**Collected data**

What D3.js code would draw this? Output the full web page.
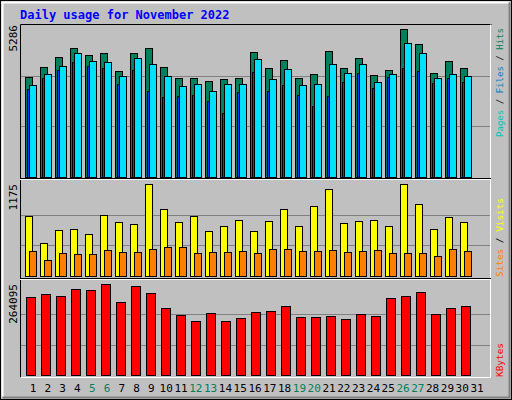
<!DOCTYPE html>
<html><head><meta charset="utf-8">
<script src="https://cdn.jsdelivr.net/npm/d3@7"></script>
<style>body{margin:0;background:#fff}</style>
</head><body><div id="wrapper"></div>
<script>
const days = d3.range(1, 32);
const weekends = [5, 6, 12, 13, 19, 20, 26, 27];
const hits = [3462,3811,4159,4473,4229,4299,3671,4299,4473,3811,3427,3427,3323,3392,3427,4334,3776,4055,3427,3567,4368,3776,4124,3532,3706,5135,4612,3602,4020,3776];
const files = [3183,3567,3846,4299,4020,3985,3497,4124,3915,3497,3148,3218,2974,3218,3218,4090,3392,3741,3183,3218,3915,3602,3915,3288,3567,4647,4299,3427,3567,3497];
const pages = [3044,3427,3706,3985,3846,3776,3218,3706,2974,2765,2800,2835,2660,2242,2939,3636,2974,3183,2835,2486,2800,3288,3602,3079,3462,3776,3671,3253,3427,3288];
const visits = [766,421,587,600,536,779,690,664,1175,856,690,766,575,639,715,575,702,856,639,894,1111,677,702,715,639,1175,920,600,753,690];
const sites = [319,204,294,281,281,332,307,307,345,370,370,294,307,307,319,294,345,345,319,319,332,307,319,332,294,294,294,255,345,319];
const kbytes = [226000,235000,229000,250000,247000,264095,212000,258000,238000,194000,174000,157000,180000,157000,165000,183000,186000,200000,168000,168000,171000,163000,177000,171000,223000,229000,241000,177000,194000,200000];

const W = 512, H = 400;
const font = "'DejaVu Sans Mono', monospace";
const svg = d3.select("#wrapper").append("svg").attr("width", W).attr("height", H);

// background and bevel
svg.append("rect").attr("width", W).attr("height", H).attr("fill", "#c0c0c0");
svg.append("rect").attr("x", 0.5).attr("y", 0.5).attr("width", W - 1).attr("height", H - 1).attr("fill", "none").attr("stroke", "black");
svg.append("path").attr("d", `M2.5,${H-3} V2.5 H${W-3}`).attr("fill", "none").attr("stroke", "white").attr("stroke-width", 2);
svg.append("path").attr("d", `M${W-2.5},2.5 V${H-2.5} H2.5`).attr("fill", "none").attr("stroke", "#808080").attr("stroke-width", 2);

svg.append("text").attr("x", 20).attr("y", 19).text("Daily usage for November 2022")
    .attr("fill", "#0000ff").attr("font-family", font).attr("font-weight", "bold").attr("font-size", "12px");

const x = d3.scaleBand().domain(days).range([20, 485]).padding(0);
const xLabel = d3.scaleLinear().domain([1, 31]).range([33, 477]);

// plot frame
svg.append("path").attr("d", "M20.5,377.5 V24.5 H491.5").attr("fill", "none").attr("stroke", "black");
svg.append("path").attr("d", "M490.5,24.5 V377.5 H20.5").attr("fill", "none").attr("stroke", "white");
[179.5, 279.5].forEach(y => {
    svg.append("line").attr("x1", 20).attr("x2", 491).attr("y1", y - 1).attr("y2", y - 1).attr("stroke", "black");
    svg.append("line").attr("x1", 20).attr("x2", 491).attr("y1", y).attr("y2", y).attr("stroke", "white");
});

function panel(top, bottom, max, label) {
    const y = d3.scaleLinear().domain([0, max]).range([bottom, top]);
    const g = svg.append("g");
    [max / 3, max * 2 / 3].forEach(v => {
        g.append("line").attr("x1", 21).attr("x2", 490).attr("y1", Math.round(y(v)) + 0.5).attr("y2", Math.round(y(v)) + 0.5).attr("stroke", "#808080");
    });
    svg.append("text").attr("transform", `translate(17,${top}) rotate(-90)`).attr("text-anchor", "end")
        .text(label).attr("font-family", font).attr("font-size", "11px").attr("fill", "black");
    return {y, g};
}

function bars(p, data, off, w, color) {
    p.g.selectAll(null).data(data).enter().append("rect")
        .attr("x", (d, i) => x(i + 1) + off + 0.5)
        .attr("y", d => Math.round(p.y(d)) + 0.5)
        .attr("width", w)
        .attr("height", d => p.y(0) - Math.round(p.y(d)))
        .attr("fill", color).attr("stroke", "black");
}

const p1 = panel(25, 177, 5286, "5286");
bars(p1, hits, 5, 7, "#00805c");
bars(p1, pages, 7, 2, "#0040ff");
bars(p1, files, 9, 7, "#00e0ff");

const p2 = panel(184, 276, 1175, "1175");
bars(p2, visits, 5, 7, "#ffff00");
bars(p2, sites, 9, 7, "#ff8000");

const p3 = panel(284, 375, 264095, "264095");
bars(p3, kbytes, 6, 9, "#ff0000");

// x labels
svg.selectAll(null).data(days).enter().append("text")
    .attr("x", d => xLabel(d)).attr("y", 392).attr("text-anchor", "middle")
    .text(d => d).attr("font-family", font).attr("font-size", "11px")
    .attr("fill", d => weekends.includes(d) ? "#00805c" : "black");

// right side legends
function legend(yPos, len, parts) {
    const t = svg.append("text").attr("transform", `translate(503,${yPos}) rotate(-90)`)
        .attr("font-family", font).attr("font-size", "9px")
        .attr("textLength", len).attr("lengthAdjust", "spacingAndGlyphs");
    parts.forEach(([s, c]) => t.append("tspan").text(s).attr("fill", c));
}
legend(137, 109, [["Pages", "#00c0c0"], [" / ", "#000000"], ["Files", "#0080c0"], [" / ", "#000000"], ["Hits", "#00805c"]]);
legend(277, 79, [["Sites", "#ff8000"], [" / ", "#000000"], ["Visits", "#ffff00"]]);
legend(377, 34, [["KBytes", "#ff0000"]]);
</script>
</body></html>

**What the exercise asks**
Go through the listing above and quote it exactly, apart from its images.

**Solution to the problem**
What D3.js code would draw this? Output the full web page.
<!DOCTYPE html>
<html><head><meta charset="utf-8">
<script src="https://cdn.jsdelivr.net/npm/d3@7"></script>
<style>body{margin:0;background:#fff}</style>
</head><body><div id="wrapper"></div>
<script>
const days = d3.range(1, 32);
const weekends = [5, 6, 12, 13, 19, 20, 26, 27];
const hits = [3462,3811,4159,4473,4229,4299,3671,4299,4473,3811,3427,3427,3323,3392,3427,4334,3776,4055,3427,3567,4368,3776,4124,3532,3706,5135,4612,3602,4020,3776];
const files = [3183,3567,3846,4299,4020,3985,3497,4124,3915,3497,3148,3218,2974,3218,3218,4090,3392,3741,3183,3218,3915,3602,3915,3288,3567,4647,4299,3427,3567,3497];
const pages = [3044,3427,3706,3985,3846,3776,3218,3706,2974,2765,2800,2835,2660,2242,2939,3636,2974,3183,2835,2486,2800,3288,3602,3079,3462,3776,3671,3253,3427,3288];
const visits = [766,421,587,600,536,779,690,664,1175,856,690,766,575,639,715,575,702,856,639,894,1111,677,702,715,639,1175,920,600,753,690];
const sites = [319,204,294,281,281,332,307,307,345,370,370,294,307,307,319,294,345,345,319,319,332,307,319,332,294,294,294,255,345,319];
const kbytes = [226000,235000,229000,250000,247000,264095,212000,258000,238000,194000,174000,157000,180000,157000,165000,183000,186000,200000,168000,168000,171000,163000,177000,171000,223000,229000,241000,177000,194000,200000];

const W = 512, H = 400;
const font = "'DejaVu Sans Mono', monospace";
const svg = d3.select("#wrapper").append("svg").attr("width", W).attr("height", H);

// background and bevel
svg.append("rect").attr("width", W).attr("height", H).attr("fill", "#c0c0c0");
svg.append("rect").attr("x", 0.5).attr("y", 0.5).attr("width", W - 1).attr("height", H - 1).attr("fill", "none").attr("stroke", "black");
svg.append("path").attr("d", `M2.5,${H-3} V2.5 H${W-3}`).attr("fill", "none").attr("stroke", "white").attr("stroke-width", 2);
svg.append("path").attr("d", `M${W-2.5},2.5 V${H-2.5} H2.5`).attr("fill", "none").attr("stroke", "#808080").attr("stroke-width", 2);

svg.append("text").attr("x", 20).attr("y", 19).text("Daily usage for November 2022")
    .attr("fill", "#0000ff").attr("font-family", font).attr("font-weight", "bold").attr("font-size", "12px");

const x = d3.scaleBand().domain(days).range([20, 485]).padding(0);
const xLabel = d3.scaleLinear().domain([1, 31]).range([33, 477]);

// plot frame
svg.append("path").attr("d", "M20.5,377.5 V24.5 H491.5").attr("fill", "none").attr("stroke", "black");
svg.append("path").attr("d", "M490.5,24.5 V377.5 H20.5").attr("fill", "none").attr("stroke", "white");
[179.5, 279.5].forEach(y => {
    svg.append("line").attr("x1", 20).attr("x2", 491).attr("y1", y - 1).attr("y2", y - 1).attr("stroke", "black");
    svg.append("line").attr("x1", 20).attr("x2", 491).attr("y1", y).attr("y2", y).attr("stroke", "white");
});

function panel(top, bottom, max, label) {
    const y = d3.scaleLinear().domain([0, max]).range([bottom, top]);
    const g = svg.append("g");
    [max / 3, max * 2 / 3].forEach(v => {
        g.append("line").attr("x1", 21).attr("x2", 490).attr("y1", Math.round(y(v)) + 0.5).attr("y2", Math.round(y(v)) + 0.5).attr("stroke", "#808080");
    });
    svg.append("text").attr("transform", `translate(17,${top}) rotate(-90)`).attr("text-anchor", "end")
        .text(label).attr("font-family", font).attr("font-size", "11px").attr("fill", "black");
    return {y, g};
}

function bars(p, data, off, w, color) {
    p.g.selectAll(null).data(data).enter().append("rect")
        .attr("x", (d, i) => x(i + 1) + off + 0.5)
        .attr("y", d => Math.round(p.y(d)) + 0.5)
        .attr("width", w)
        .attr("height", d => p.y(0) - Math.round(p.y(d)))
        .attr("fill", color).attr("stroke", "black");
}

const p1 = panel(25, 177, 5286, "5286");
bars(p1, hits, 5, 7, "#00805c");
bars(p1, pages, 7, 2, "#0040ff");
bars(p1, files, 9, 7, "#00e0ff");

const p2 = panel(184, 276, 1175, "1175");
bars(p2, visits, 5, 7, "#ffff00");
bars(p2, sites, 9, 7, "#ff8000");

const p3 = panel(284, 375, 264095, "264095");
bars(p3, kbytes, 6, 9, "#ff0000");

// x labels
svg.selectAll(null).data(days).enter().append("text")
    .attr("x", d => xLabel(d)).attr("y", 392).attr("text-anchor", "middle")
    .text(d => d).attr("font-family", font).attr("font-size", "11px")
    .attr("fill", d => weekends.includes(d) ? "#00805c" : "black");

// right side legends
function legend(yPos, len, parts) {
    const t = svg.append("text").attr("transform", `translate(503,${yPos}) rotate(-90)`)
        .attr("font-family", font).attr("font-size", "9px")
        .attr("textLength", len).attr("lengthAdjust", "spacingAndGlyphs");
    parts.forEach(([s, c]) => t.append("tspan").text(s).attr("fill", c));
}
legend(137, 109, [["Pages", "#00c0c0"], [" / ", "#000000"], ["Files", "#0080c0"], [" / ", "#000000"], ["Hits", "#00805c"]]);
legend(277, 79, [["Sites", "#ff8000"], [" / ", "#000000"], ["Visits", "#ffff00"]]);
legend(377, 34, [["KBytes", "#ff0000"]]);
</script>
</body></html>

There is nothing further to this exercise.